Each of the two private suites is set in a traditional dwelling complete with modern luxuries; the furnishings are inspired by Highland terrain and traditions.
Fill up on a hearty breakfast, including organic eggs supplied by the resident hens, and stride out for a bracing morning among ancient landscapes before enjoying afternoon tea by the woodburner.
The Music Room
Surely a room that resembles a giant wedding cake is the ultimate in romantic interiors? It took 6,000 hours to restore this baroque garden pavilion, the sole surviving part of a grand house built in 1730. It’s thought that the name is a corruption of ‘muses room’, paying homage to the plasterwork goddesses who look down from the walls of the loggia.

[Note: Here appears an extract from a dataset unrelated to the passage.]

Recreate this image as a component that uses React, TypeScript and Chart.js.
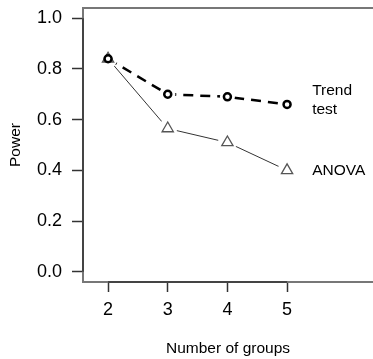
import React, { useEffect, useRef } from "react";
import { Chart, registerables } from "chart.js";

Chart.register(...registerables);

// ---- data ----
const groups = [2, 3, 4, 5];
const trendPower = [0.84, 0.7, 0.69, 0.66];
const anovaPower = [0.84, 0.565, 0.51, 0.4];
const xTickValues = [2, 3, 4, 5];
const yTickValues = [0, 0.2, 0.4, 0.6, 0.8, 1.0];
const trendLabel = ["Trend", "test"];
const anovaLabel = ["ANOVA"];
const xTitle = "Number of groups";
const yTitle = "Power";

const FONT = "'Liberation Sans', Arial, Helvetica, sans-serif";

const pts = (ys: number[]) => groups.map((g, i) => ({ x: g, y: ys[i] }));

const boxPlugin = {
  id: "rbox",
  beforeDatasetsDraw(chart: any) {
    const { ctx, chartArea, scales } = chart;
    ctx.save();
    ctx.strokeStyle = "#777";
    ctx.lineWidth = 2;
    ctx.beginPath();
    ctx.moveTo(chartArea.left - 1, chartArea.top);
    ctx.lineTo(chartArea.right, chartArea.top);
    ctx.stroke();
    ctx.strokeStyle = "#333";
    ctx.lineWidth = 1.5;
    const by = chartArea.bottom;
    ctx.beginPath();
    ctx.moveTo(scales.x.getPixelForValue(xTickValues[0]), by);
    ctx.lineTo(scales.x.getPixelForValue(xTickValues[xTickValues.length - 1]), by);
    ctx.stroke();
    const lx = chartArea.left;
    ctx.beginPath();
    ctx.moveTo(lx, scales.y.getPixelForValue(yTickValues[0]));
    ctx.lineTo(lx, scales.y.getPixelForValue(yTickValues[yTickValues.length - 1]));
    ctx.stroke();
    ctx.restore();
  },
};

const labelPlugin = {
  id: "seriesLabels",
  afterDatasetsDraw(chart: any) {
    const { ctx, scales } = chart;
    const { x, y } = scales;
    ctx.save();
    ctx.font = `15.5px ${FONT}`;
    ctx.fillStyle = "#000";
    ctx.textAlign = "left";
    ctx.textBaseline = "middle";
    const lx = x.getPixelForValue(5.42);
    const draw = (lines: string[], v: number) => {
      const cy = y.getPixelForValue(v);
      const lh = 19;
      lines.forEach((t, i) => ctx.fillText(t, lx, cy + (i - (lines.length - 1) / 2) * lh));
    };
    draw(trendLabel, trendPower[trendPower.length - 1] + 0.016);
    draw(anovaLabel, anovaPower[anovaPower.length - 1]);
    ctx.restore();
  },
};

export default function App() {
  const ref = useRef<HTMLCanvasElement>(null);
  useEffect(() => {
    if (!ref.current) return;
    const chart = new Chart(ref.current, {
      type: "scatter",
      data: {
        datasets: [
          {
            label: "Trend test markers",
            data: pts(trendPower),
            showLine: false,
            pointStyle: "circle",
            pointRadius: 3.5,
            pointBorderWidth: 2.5,
            pointBorderColor: "#000",
            pointBackgroundColor: "#fff",
            order: 0,
          },
          {
            label: "ANOVA markers",
            data: pts(anovaPower),
            showLine: false,
            pointStyle: "triangle",
            pointRadius: 6.5,
            pointBorderWidth: 1.3,
            pointBorderColor: "#555",
            pointBackgroundColor: "rgba(255,255,255,0)",
            order: 0,
          },
          {
            label: "halo trend",
            data: pts(trendPower),
            showLine: false,
            pointStyle: "circle",
            pointRadius: 7.5,
            pointBorderWidth: 0,
            pointBackgroundColor: "#fff",
            pointBorderColor: "#fff",
            order: 1,
          },
          {
            label: "halo anova",
            data: pts(anovaPower),
            showLine: false,
            pointStyle: "circle",
            pointRadius: 9.5,
            pointBorderWidth: 0,
            pointBackgroundColor: "#fff",
            pointBorderColor: "#fff",
            order: 1,
          },
          {
            label: "Trend test",
            data: pts(trendPower),
            showLine: true,
            borderColor: "#000",
            borderWidth: 2.5,
            borderDash: [10, 7],
            pointRadius: 0,
            order: 2,
          },
          {
            label: "ANOVA",
            data: pts(anovaPower),
            showLine: true,
            borderColor: "#333",
            borderWidth: 1,
            pointRadius: 0,
            order: 2,
          },
        ],
      },
      options: {
        animation: false,
        responsive: false,
        events: [],
        layout: { autoPadding: false, padding: { top: 8, left: 0, right: 0, bottom: 0 } },
        plugins: { legend: { display: false }, tooltip: { enabled: false } },
        scales: {
          x: {
            type: "linear",
            min: 1.58,
            max: 6.44,
            afterBuildTicks: (s: any) => {
              s.ticks = xTickValues.map((v) => ({ value: v }));
            },
            afterFit: (s: any) => {
              s.height = 77;
              s.paddingLeft = 0;
              s.paddingRight = 0;
            },
            grid: {
              display: true,
              drawOnChartArea: false,
              drawTicks: true,
              tickLength: 10,
              tickColor: "#333",
              tickWidth: 1.5,
            },
            border: { display: true, color: "#777", width: 2 },
            ticks: {
              autoSkip: false,
              maxRotation: 0,
              padding: 7,
              color: "#000",
              font: { family: FONT, size: 18 },
              callback: (v: any) => String(v),
            },
            title: {
              display: true,
              text: xTitle,
              color: "#000",
              font: { family: FONT, size: 15.5 },
              padding: { top: 0, bottom: 1 },
            },
          },
          y: {
            type: "linear",
            min: -0.04,
            max: 1.04,
            afterBuildTicks: (s: any) => {
              s.ticks = yTickValues.map((v) => ({ value: v }));
            },
            afterFit: (s: any) => {
              s.width = 83;
              s.paddingTop = 0;
              s.paddingBottom = 0;
            },
            grid: {
              display: true,
              drawOnChartArea: false,
              drawTicks: true,
              tickLength: 11,
              tickColor: "#333",
              tickWidth: 1.5,
            },
            border: { display: true, color: "#777", width: 2 },
            ticks: {
              autoSkip: false,
              padding: 10,
              color: "#000",
              font: { family: FONT, size: 18 },
              callback: (v: any) => Number(v).toFixed(1),
            },
            title: {
              display: true,
              text: yTitle,
              color: "#000",
              font: { family: FONT, size: 15.5 },
              padding: { top: 6, bottom: 0 },
            },
          },
        },
      },
      plugins: [boxPlugin, labelPlugin],
    } as any);
    return () => chart.destroy();
  }, []);
  return (
    <div style={{ position: "absolute", left: 0, top: 0, width: 373, height: 359, background: "#fff" }}>
      <canvas ref={ref} width={373} height={359} style={{ display: "block" }} />
    </div>
  );
}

The astounding interior was possibly created by stucco master Francesco Vassalli, who worked on several grand country houses in England. If the spirited muses inspire you to serenade your loved one, there’s a baby grand piano at hand.
St Winifred's Well
On the cusp of a hamlet and reached through the woods by foot, this spot has been a place of seclusion and reflection for centuries. It’s a tiny, restored, timber-frame cottage – a rare surviving example of a Tudor chapel – atop a spring dedicated to Saint Winifred, who was a revered seventh-century Welsh princess.
Built in the late Middle Ages, some of its features date from as far back as 1485. Over the years it fell to ruin before being brought back to life by The Landmark Trust. Should you start to feel too secluded, in nearby Oswestry you’ll find plenty of vintage and antiques shops.
The Pig Near Bath
If your idea of a romantic break revolves around long lunches, fabulous dinners and the occasional bridging snack, then this Georgian house hotel is for you.
The Pig prides itself on serving locally sourced, simple and delicious British food – what can’t be grown in the kitchen garden travels a maximum of 25 miles from field to plate. There’s even a larder in each bedroom containing more regional treats, perfect for a midnight feast.
For an extra-special stay, choose The Apple Store or The Hide in the garden; each is set over two floors, with a woodburner, freestanding bath and dreamy, rural views.